To be (evil) or not to be (evil) – Google vs China (March 2010)

Illegal flower tribute.

Image via Wikipedia

The situation read like the opening line of a 21st century Bond novel. “Google Gmail Accounts Hacked”, screamed one headline.

As news zipped through Twitter and Facebook (or enter the social media of your choice here), deeper investigation revealed that Google wasn’t the sole target. There were at least 20 other companies that had a figurative red target painted on them by hackers.

Google also indicated they had evidence to suggest that the cyber attacks were actually targeting a select group of Gmail users – Chinese human rights activists. As Google’s investigation uncovered more information, it was becoming clear that the scope of the cyber attack was far greater that initial assumptions made them out to be. The highly sophisticated and organized cyber attacks were discovered to have originated from China (which resulted in much finger pointing all round in the diplomatic circles). Throughout all this, the Chinese government kept silent on the issue and a full week passed before an official line came out denying any involvement in the cyber attacks on Google.

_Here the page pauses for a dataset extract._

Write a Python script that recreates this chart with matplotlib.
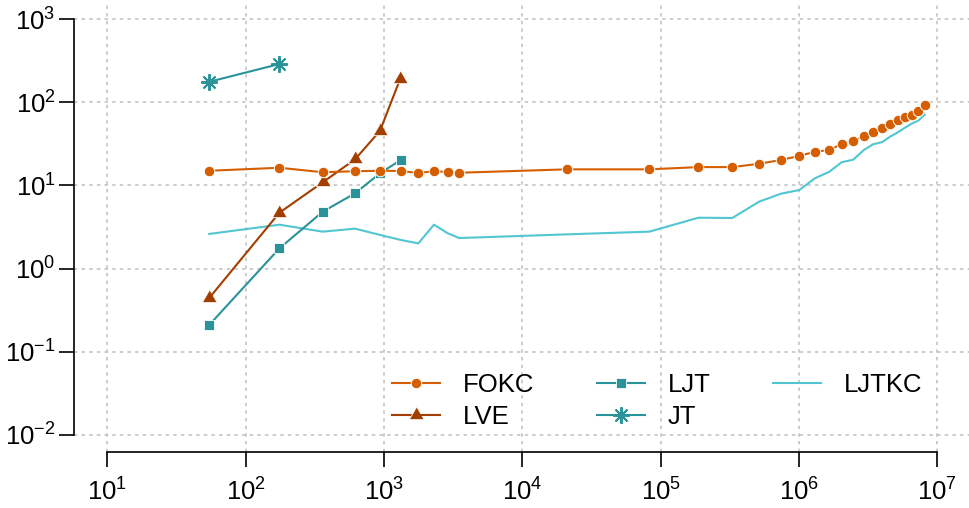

The occurrence of these cyber attacks, coupled with what Google saw as active attempts by the Chinese government to censor and limit free speech on the web, led to an announcement that they were seriously considering pulling out of China. In a company blog post, David Drummond, Google’s chief legal officer wrote, “These attacks and the surveillance they have uncovered–combined with the attempts over the past year to further limit free speech on the web–have led us to conclude that we should review the feasibility of our business operations in China.”

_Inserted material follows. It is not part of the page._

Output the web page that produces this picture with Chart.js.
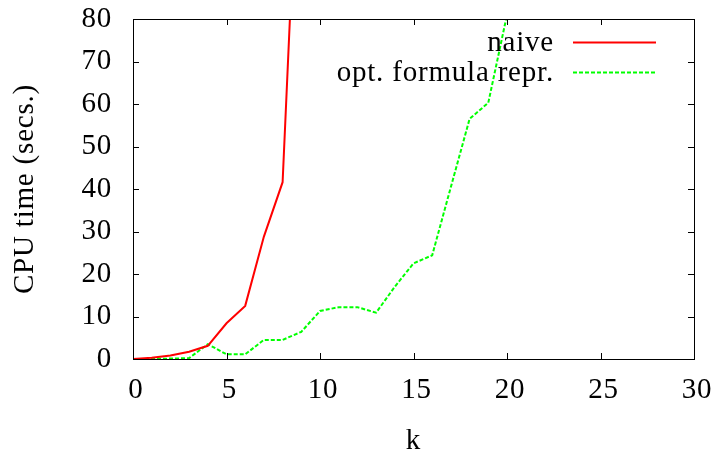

“We have decided we are no longer willing to continue censoring our results on, and so over the next few weeks we will be discussing with the Chinese government the basis on which we could operate an unfiltered search engine within the law, if at all,” Drummond added. “We recognize that this may well mean having to shut down, and potentially our offices in China.”

Pull out of China? The world’s biggest market for Internet users where the current user base is greater than the population of America? Would the shareholders even agree to such a response? In the words of Google CEO Eric Schmidt before Google entered China with a censored version of their service, “We concluded that although we weren’t wild about the restrictions, it was even worse to not try to serve those users at all.” He also said, “We actually did an evil scale and decided not to serve at all was worse evil” (The “evil scale” is an extension of Google’s informal company motto of, “Don’t be evil”).

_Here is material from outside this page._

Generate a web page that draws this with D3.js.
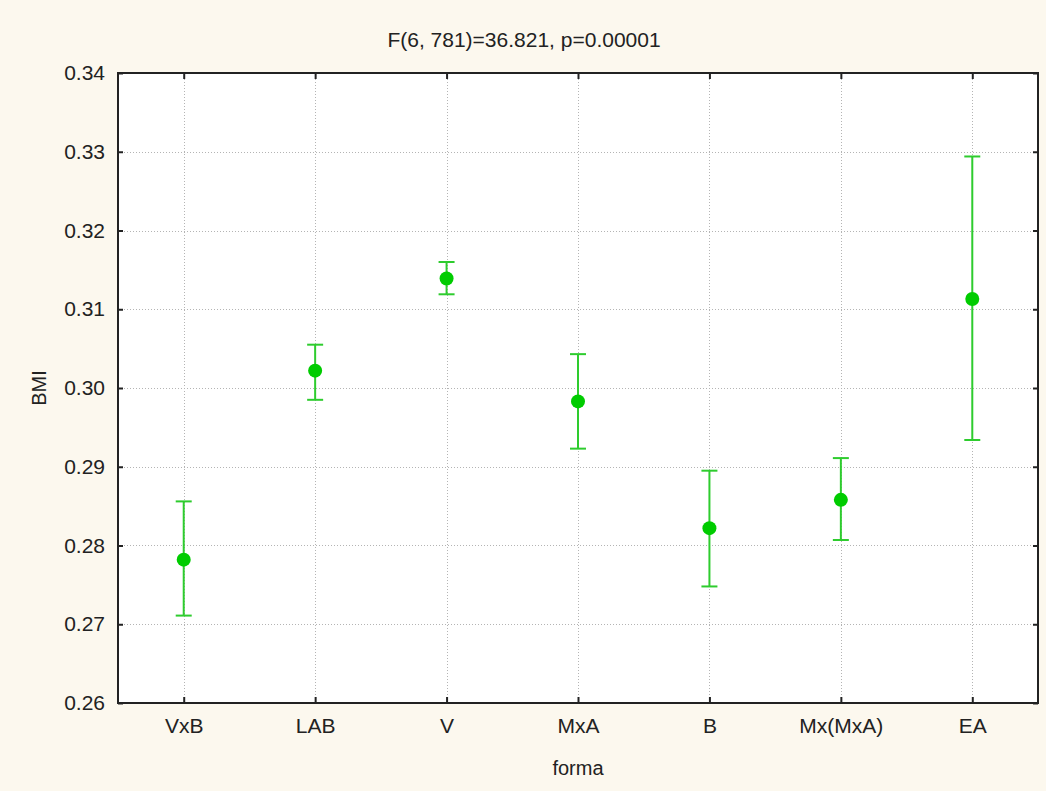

That was back in 2006 when Google eventually entered China with a filtered version of their search engine. Four years on, Google has a 35% market share and is the No.2 search engine in China behind Baidu, a Chinese search engine. Whispers around the blogosphere hinted that Google was pulling out of China to cut their losses since they were apparently no closer to being the no.1 search engine in China. But, this seems to be based more on conjecture and speculation rather than on cold, hard facts.

Indeed, in a research study conducted by Journal Nature across 784 Chinese scientists, 80% of them relied on Google to track their academic needs. Only 17% indicated contentment with Baidu. Ecologist Xiong Zhenquin describes the relationship between Google and research quite succinctly, “Research without Google would be like life without electricity”. This goes to show that there is a real need for Google’s services in the Chinese market.

So what then? Are Google’s motives purely altruistic in nature? It certainly seems to help their business if others perceive it that way. The mechanics of their search rankings has long been one of the best kept secrets in the industry and Google maintains that to disclose it would result in others “gaming the system” and artificially jacking up their own search results. For Google’s search engine business to work, people need to trust that nobody can “buy” search rankings.

Things seem to have stabilized somewhat since Google’s announcement that they planned to stop censoring the Internet in China. Google China is apparently hiring engineers, managers, and sales staff and according to Steven Chang, CEO for ZenithOptimedia Group Ltd in China which buys advertising on Google’s site on behalf of companies, “Customers are considering Google for future ad campaigns again.”

At time of writing, talks between Google and the Chinese government are ongoing and things seems to be remaining status quo, at least for now, as Google weighs up the costs of exiting China. It does look like talks will continue for some time as Google shareholders may balk at the costs of exiting China which JP Morgan Chase & Co. said could cost Google around US$600 million in annual sales.

On top of that, there is an opportunity cost to pulling out of China. According to Internet World Stats as of September 2009, China has an internet penetration rate of 26.9% and they make up roughly half of the total internet users in Asia (48.8%). That’s a mountain of potential revenue that Google would be letting go and Google shareholders would have that pretty high in their list of considerations as discussions with the Chinese government continue.

Can Google stick to its principles or does it need to go a little further down their evil scale?